**Task brief**
Repeat, exactly and only, the lines from the beginning of the data through the line with "import * as". Pictures are left out.

**Material provided**

------------------------------

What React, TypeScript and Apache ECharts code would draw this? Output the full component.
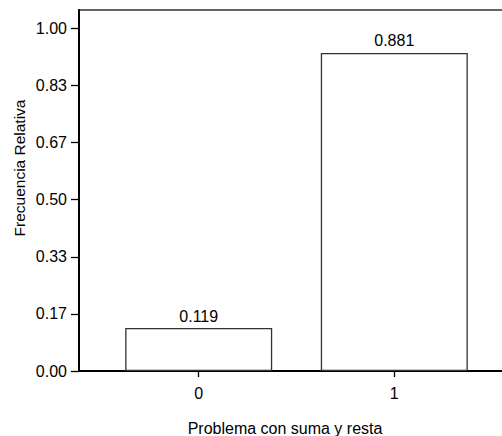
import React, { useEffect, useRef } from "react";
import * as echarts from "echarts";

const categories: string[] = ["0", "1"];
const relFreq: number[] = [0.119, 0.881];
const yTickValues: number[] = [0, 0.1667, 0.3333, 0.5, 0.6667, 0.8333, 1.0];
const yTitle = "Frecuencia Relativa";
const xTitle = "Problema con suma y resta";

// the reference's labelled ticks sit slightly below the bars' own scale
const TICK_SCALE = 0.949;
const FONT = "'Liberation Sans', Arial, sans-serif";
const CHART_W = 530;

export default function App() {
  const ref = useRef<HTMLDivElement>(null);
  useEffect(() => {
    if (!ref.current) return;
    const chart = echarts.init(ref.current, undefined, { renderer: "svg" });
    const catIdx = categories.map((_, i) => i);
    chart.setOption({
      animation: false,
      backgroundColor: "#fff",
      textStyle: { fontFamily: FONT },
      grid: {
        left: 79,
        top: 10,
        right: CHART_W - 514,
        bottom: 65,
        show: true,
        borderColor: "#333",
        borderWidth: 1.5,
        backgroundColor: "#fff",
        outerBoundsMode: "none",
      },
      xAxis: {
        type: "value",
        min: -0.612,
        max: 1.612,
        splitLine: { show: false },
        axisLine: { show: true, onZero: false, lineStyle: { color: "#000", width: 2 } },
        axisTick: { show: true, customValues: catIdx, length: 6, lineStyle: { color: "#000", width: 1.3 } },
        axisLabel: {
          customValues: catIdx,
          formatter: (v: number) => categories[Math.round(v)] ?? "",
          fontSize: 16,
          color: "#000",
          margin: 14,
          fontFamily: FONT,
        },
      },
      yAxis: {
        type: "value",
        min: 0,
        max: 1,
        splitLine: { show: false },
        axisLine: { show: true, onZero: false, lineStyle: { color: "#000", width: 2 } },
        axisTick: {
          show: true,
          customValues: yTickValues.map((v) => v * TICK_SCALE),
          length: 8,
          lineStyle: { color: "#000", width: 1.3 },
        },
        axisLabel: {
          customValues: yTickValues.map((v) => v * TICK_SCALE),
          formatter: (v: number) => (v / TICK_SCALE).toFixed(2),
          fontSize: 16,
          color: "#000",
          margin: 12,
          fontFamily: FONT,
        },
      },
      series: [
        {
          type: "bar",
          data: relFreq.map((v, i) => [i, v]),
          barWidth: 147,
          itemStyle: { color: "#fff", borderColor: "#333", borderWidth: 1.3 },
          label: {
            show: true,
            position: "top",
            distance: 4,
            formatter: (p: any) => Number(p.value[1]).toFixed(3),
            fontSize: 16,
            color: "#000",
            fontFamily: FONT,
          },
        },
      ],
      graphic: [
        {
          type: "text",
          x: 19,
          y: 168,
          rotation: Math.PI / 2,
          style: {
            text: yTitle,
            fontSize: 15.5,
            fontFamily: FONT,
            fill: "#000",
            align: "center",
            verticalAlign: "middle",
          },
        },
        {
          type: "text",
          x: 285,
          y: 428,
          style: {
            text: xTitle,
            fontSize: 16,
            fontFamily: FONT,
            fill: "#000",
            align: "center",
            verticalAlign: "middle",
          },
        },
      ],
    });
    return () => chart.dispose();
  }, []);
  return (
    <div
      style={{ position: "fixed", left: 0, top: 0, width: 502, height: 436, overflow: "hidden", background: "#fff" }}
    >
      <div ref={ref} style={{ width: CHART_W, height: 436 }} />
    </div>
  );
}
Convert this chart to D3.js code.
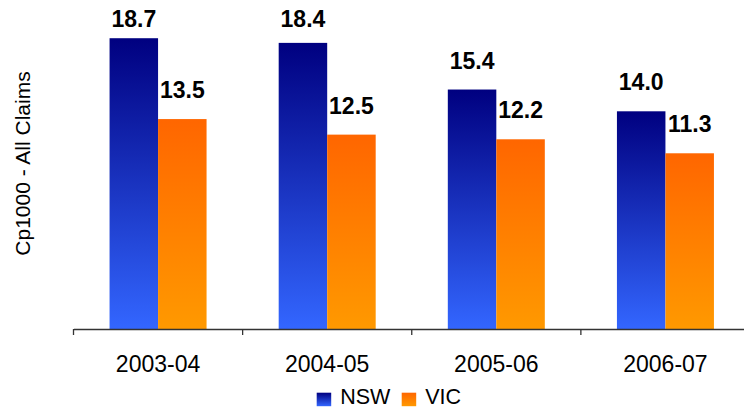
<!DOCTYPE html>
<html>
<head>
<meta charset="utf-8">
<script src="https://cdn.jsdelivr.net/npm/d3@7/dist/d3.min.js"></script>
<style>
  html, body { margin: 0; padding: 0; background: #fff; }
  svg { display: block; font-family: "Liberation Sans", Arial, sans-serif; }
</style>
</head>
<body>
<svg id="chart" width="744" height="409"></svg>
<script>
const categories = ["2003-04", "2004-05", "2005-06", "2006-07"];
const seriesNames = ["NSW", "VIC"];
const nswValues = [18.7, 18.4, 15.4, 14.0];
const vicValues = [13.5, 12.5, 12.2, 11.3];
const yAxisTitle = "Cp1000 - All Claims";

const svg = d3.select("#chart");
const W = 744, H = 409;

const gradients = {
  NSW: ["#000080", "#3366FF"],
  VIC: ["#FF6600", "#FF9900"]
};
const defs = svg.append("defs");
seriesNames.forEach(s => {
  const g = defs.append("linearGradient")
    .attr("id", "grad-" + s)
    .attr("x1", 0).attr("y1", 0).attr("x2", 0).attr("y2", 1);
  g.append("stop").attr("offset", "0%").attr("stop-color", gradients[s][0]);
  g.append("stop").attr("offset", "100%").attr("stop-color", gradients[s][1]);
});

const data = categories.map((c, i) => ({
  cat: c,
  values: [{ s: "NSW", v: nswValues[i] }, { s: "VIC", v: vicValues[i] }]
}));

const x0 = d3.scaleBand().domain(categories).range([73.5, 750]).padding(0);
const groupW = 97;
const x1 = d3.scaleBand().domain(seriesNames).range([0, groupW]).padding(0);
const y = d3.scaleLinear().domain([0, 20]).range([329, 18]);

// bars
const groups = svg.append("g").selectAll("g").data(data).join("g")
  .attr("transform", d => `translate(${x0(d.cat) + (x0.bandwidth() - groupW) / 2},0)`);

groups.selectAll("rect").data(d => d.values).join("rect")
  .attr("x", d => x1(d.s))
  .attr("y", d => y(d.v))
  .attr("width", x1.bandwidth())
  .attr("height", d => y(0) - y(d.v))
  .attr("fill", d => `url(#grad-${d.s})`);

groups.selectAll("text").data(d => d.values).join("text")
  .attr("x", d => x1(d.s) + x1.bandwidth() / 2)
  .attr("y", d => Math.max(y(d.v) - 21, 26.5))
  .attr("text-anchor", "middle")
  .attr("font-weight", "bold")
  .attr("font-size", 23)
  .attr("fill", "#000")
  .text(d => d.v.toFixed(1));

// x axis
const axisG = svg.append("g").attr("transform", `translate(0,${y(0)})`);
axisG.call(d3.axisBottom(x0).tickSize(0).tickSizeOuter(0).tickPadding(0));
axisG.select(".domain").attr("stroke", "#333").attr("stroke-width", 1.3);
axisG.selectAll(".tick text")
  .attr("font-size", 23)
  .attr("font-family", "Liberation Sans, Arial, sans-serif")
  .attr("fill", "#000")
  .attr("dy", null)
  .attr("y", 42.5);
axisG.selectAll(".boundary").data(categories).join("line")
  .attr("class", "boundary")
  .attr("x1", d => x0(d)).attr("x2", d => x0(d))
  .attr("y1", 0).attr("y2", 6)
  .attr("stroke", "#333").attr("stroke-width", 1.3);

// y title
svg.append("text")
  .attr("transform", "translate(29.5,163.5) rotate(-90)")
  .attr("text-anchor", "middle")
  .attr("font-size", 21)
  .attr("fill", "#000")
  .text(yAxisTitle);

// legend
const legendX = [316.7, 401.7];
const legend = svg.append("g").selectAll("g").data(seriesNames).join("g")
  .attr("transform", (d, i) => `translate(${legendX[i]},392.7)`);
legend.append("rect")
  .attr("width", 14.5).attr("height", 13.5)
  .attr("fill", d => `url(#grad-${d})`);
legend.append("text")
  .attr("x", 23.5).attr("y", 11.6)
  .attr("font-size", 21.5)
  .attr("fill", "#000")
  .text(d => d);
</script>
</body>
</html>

------------------------------

**Full response**
What React, TypeScript and Apache ECharts code would draw this? Output the full component.
import React, { useEffect, useRef } from "react";
import * as echarts from "echarts";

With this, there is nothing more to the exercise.